En octobre 2023, un avis parlementaire faisait apparaître que le taux d’annulation contentieuse s’élevait à 13 % pour les OQTF prononcées par la préfecture du Rhône, et à 27 % s’agissant de la préfecture de police de Paris. Ce qui pose donc la question de la légalité même d’un certain nombre de mesures. Depuis plusieurs années, avocats et associations de défense des droits des étrangers alertent sur la politique du chiffre imposée aux préfectures, qui se double d’un manque de moyens humains, les conduisant à régulièrement délivrer des OQTF infondées.
Un facteur parmi tant d’autres
Parmi les nombreux obstacles à l’exécution des OQTF, détaillées par CheckNews après le meurtre de Lola en octobre 2022, on peut encore citer le manque de places disponibles dans les centres de rétention administrative, l’absence de liaison aérienne avec certains Etats, ou bien le refus d’une partie des étrangers d’embarquer vers leur pays d’origine. Avant même de demander aux Etats qu’ils accueillent leurs ressortissants, il faut parvenir à identifier l’origine des étrangers visés par des OQTF, ce qui n’est pas toujours aisé.

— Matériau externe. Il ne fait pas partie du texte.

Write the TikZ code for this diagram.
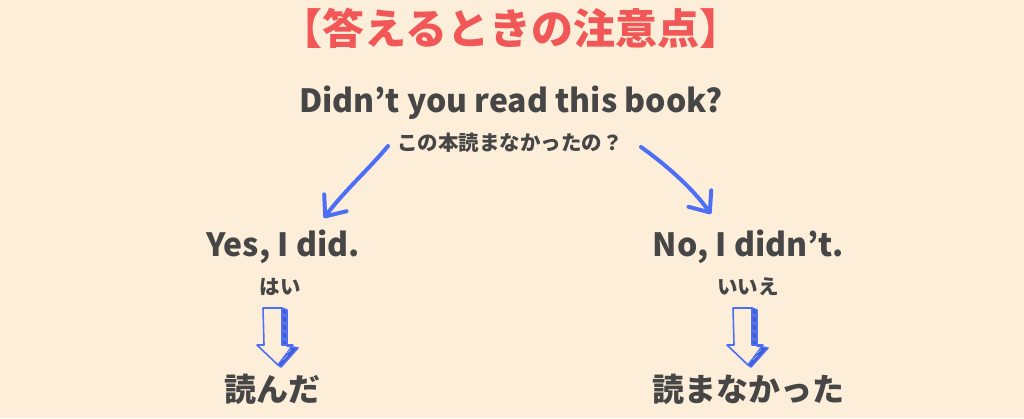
\documentclass[tikz,border=0pt]{standalone}
\usepackage{fontspec}
\newfontfamily\cjk{Noto Sans CJK JP}
\usetikzlibrary{arrows.meta}
\definecolor{bg}{HTML}{FDEEDA}
\definecolor{ttl}{HTML}{F25757}
\definecolor{txt}{HTML}{464646}
\definecolor{blu}{HTML}{4D6FF5}
\definecolor{bludk}{HTML}{3F5BD8}
\tikzset{
  title/.style={font=\cjk\bfseries\fontsize{42}{44}\selectfont, text=ttl, inner sep=0pt},
  eng/.style={font=\cjk\bfseries\fontsize{32}{34}\selectfont, text=txt, inner sep=0pt},
  jsmall/.style={font=\cjk\bfseries\fontsize{20.5}{22}\selectfont, text=txt, inner sep=0pt},
  jbig/.style={font=\cjk\bfseries\fontsize{32}{34}\selectfont, text=txt, inner sep=0pt},
  curv/.style={draw=blu, line width=4pt, line cap=round, line join=round,
    -{Straight Barb[length=17pt, width=28pt, line cap=round, line join=round]}},
  downarrow/.style={draw=blu, line width=1.6pt, line join=round, line cap=round},
}
\begin{document}
\begin{tikzpicture}[x=1pt, y=-1pt]
\fill[bg] (0,0) rectangle (1024,418);
\useasboundingbox (0,0) rectangle (1024,418);

\node[title] (t) at (511,28) {【答えるときの注意点】};
\node[eng] (q) at (511,103) {Didn’t you read this book?};
\node[jsmall] (qj) at (510,143) {この本読まなかったの？};

\node[eng] (yes) at (283,247) {Yes, I did.};
\node[eng] (no) at (748,247) {No, I didn’t.};
\node[jsmall] (hai) at (280,287) {はい};
\node[jsmall] (iie) at (748,287) {いいえ};
\node[jbig] (a1) at (272,389) {読んだ};
\node[jbig] (a2) at (748,389) {読まなかった};

\coordinate (ls) at (388,146);
\coordinate (le) at (324,218);
\coordinate (rs) at (641,147);
\coordinate (re) at (711,214);
\draw[curv] (ls) .. controls (370,168) and (345,190) .. (le);
\draw[curv] (rs) .. controls (662,162) and (690,185) .. (re);

\foreach \ox/\nm in {263/d1, 733/d2}{
  \begin{scope}[shift={(\ox,308)}]
    \fill[bludk] (19,0) -- (24,2) -- (24,38) -- (35,40) -- (18,59) -- (15,57) -- (30,37) -- (19,37) -- cycle;
    \draw[downarrow] (19,0) -- (24,2) -- (24,38) -- (35,40) -- (18,59) -- (15,57);
    \draw[downarrow] (0,0) -- (19,0) -- (19,37) -- (30,37) -- (15,57) -- (-6,37) -- (1,37) -- cycle;
    \draw[white, line width=0.5pt, opacity=0.6] (20.5,6) -- (22.5,9) (20.5,14) -- (22.5,17) (20.5,22) -- (22.5,25) (20.5,30) -- (22.5,33) (24,45) -- (28,42) (20,52) -- (25,47);
    \coordinate (\nm) at (15,57);
  \end{scope}
}
\end{tikzpicture}
\end{document}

Au final, si on embrasse la totalité des plus de 100 000 OQTF prononcées chaque année, comme le fait François Bayrou, le refus des pays de délivrer des laissez-passer consulaires ne représente qu’un facteur, parmi beaucoup d’autres, du faible taux d’exécution. Et il est loin d’être le frein principal. Dans l’avis sénatorial cité plus haut, il apparaît que «le taux de délivrance global des laissez-passer consulaires dans les délais s’établit à 57,5 % en 2024» : l’administration a émis 4 025 demandes, dont 2 329 ont été acceptées, et donc 1 696 refusées. Dans son rapport d’octobre 2024, Brigitte Klinkert fournissait par ailleurs des données spécifiques aux étrangers retenus en centre de rétention administrative. Pour l’année 2023, l’échec de l’éloignement était imputable à l’absence d’obtention d’un laissez-passer consulaire dans le cas de seulement 44 retenus. La forclusion de la rétention faute de reconnaissance consulaire était à l’origine de 460 échecs. Les deux premières causes étaient les refus d’embarquer (1 697) et, surtout, la libération des étrangers par l’autorité judiciaire (8 141 cas).